Despite this fragmentation of vendors, platforms, and security models, it remains vital that data and applications continue to be appropriately protected. Complexity is the enemy of security, so it’s vital that we simplify administering systems to avoid complexity leading to misconfiguration leading to exposures. The controls must be as transparent as possible to the end user — security as an enabler of access, not a frustration to be avoided or circumvented.
We have a parallel for this challenge, at least. As networks grew, it became infeasible to manage routing on every single device via static routing — it was both overly complex and very inflexible. Users needed to be able to access resources easily and without interference; admins needed not to be making constant updates. The RIPv1 routing protocol was standardized in 1988 and BGP in 1989, and these protocols allowed for consistent packet handling across multiple devices and vendors with less-manual intervention. They provided a consistent control plane across all these disparate routing platforms.

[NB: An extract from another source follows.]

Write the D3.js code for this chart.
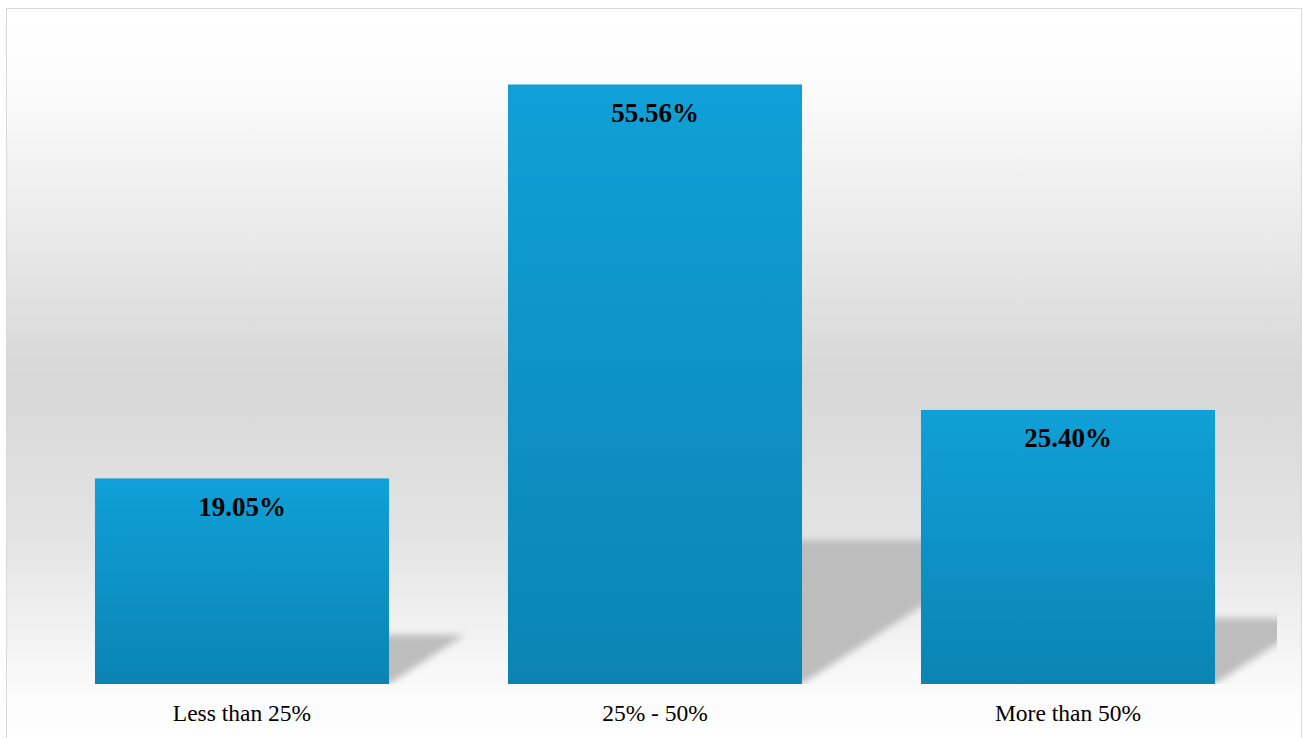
<!DOCTYPE html>
<html><head><meta charset="utf-8">
<script src="https://cdn.jsdelivr.net/npm/d3@7"></script>
<style>html,body{margin:0;padding:0;background:#fff;}svg{display:block;}</style>
</head><body>
<script>
const categories = ["Less than 25%", "25% - 50%", "More than 50%"];
const values = [19.05, 55.56, 25.40];
const valueLabels = ["19.05%", "55.56%", "25.40%"];

const W = 1303, H = 738;
const svg = d3.select("body").append("svg").attr("width", W).attr("height", H);
const defs = svg.append("defs");

const bg = defs.append("linearGradient").attr("id","bg").attr("x1",0).attr("y1",0).attr("x2",0).attr("y2",1);
[[0,"#ffffff"],[0.08,"#fdfdfd"],[0.25,"#efefef"],[0.5,"#d7d7d7"],[0.72,"#e4e4e4"],[0.86,"#f4f4f4"],[0.93,"#fcfcfc"],[1,"#fefefe"]]
  .forEach(([o,c])=>bg.append("stop").attr("offset",o).attr("stop-color",c));

const barG = defs.append("linearGradient").attr("id","barG").attr("x1",0).attr("y1",0).attr("x2",0).attr("y2",1);
barG.append("stop").attr("offset",0).attr("stop-color","#10a0d7");
barG.append("stop").attr("offset",1).attr("stop-color","#0b84b3");

const blur = defs.append("filter").attr("id","blur").attr("x","-20%").attr("y","-20%").attr("width","140%").attr("height","140%");
blur.append("feGaussianBlur").attr("stdDeviation",3.5);

defs.append("clipPath").attr("id","plotClip").append("rect")
  .attr("x",30).attr("y",20).attr("width",1247).attr("height",664);

// chart background with border
svg.append("rect").attr("x",6.5).attr("y",8.5).attr("width",1295).attr("height",740)
  .attr("fill","url(#bg)").attr("stroke","#d9d9d9").attr("stroke-width",1);

const x = d3.scaleBand().domain(categories).range([35.5,1274.5]).paddingInner(0.288).paddingOuter(0.144);
const y = d3.scaleLinear().domain([0,60]).range([684,36.6]);

// shadows
const shG = svg.append("g").attr("clip-path","url(#plotClip)");
categories.forEach((c,i)=>{
  const x0 = x(c), x1 = x(c)+x.bandwidth(), base = y(0);
  const h = base - y(values[i]);
  const sh = h*0.24;
  const d = sh/0.65;
  shG.append("path")
    .attr("d", `M${x0},${base}L${x1},${base}L${x1+d},${base-sh}L${x0+d},${base-sh}Z`)
    .attr("fill","#bdbdbd").attr("filter","url(#blur)");
});

// bars
svg.append("g").selectAll("rect").data(categories).join("rect")
  .attr("x", d=>x(d)).attr("width", x.bandwidth())
  .attr("y", (d,i)=>y(values[i])).attr("height",(d,i)=>y(0)-y(values[i]))
  .attr("fill","url(#barG)");

// value labels
svg.append("g").selectAll("text").data(categories).join("text")
  .attr("x", d=>x(d)+x.bandwidth()/2).attr("y",(d,i)=>y(values[i])+37.5)
  .attr("text-anchor","middle").attr("font-family","'Liberation Serif', 'Times New Roman', serif")
  .attr("font-weight","bold").attr("font-size",27).attr("fill","#000")
  .text((d,i)=>valueLabels[i]);

// x axis
const xAxis = d3.axisBottom(x).tickSize(0).tickPadding(0);
const ax = svg.append("g").attr("transform",`translate(0,${y(0)})`).call(xAxis);
ax.select(".domain").remove();
ax.selectAll("text").attr("dy",null).attr("y",37)
  .attr("font-family","'Liberation Serif', 'Times New Roman', serif").attr("font-size",23.5).attr("fill","#000");
</script>
</body></html>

Our security infrastructures now consist of disparate, possibly layered, controls. These controls are from multiple vendors, in multiple places, with multiple implementations, and are applying different types of protection. It’s vanishingly rare that a single pane of glass can manage even a subset of the controls that are needed to enforce the security policy. To simplify this, we need a consistent “control plane” equivalent for these controls, and one that can be applied to as many as possible of the huge range of enforcement points
Digital identity — in the form of trusted contextual data defining who is accessing a system and how — provides this control plane. Users are already providing identity (and likely at multiple points).